For policymakers, the significance is strategic rather than technical. Massive infrastructure investment programmes require prioritisation. Objective data allows repair budgets to target the highest risk locations first, improving safety outcomes and economic efficiency.

Reading the Story Written in Light
Urban surfaces appear static, yet they constantly evolve under traffic, weather and time. Until recently, most of that evolution remained invisible. Inspection records attempted to reconstruct history after the fact.
Hyperspectral imaging reverses that relationship. The history becomes measurable directly from reflected light. Pavement age, repair chronology and wear patterns no longer rely solely on documentation. They exist physically on the surface and can be quantified remotely.

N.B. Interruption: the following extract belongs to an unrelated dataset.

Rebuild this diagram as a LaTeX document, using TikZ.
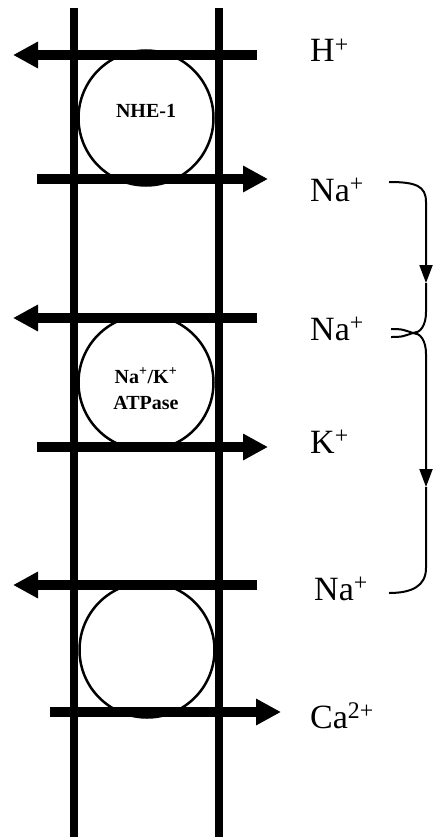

Salcido and Laefer’s work shows the built environment can be analysed with the same scientific rigour long applied to forests and geology. Roads cease to be anonymous black layers and become dynamic materials with observable lifecycles.
As cities confront mounting maintenance backlogs and tightening budgets, the ability to understand infrastructure objectively will shape investment strategies. Better information does not repair roads by itself, but it determines where each repair achieves the greatest benefit.
The emerging discipline of urban spectral monitoring therefore represents more than a technical advance. It signals a shift in how infrastructure is understood, managed and funded. The street beneath a pedestrian’s feet may look ordinary, yet in spectral space it tells a detailed story about past construction and future performance. Listening to that story could reshape maintenance planning for decades to come.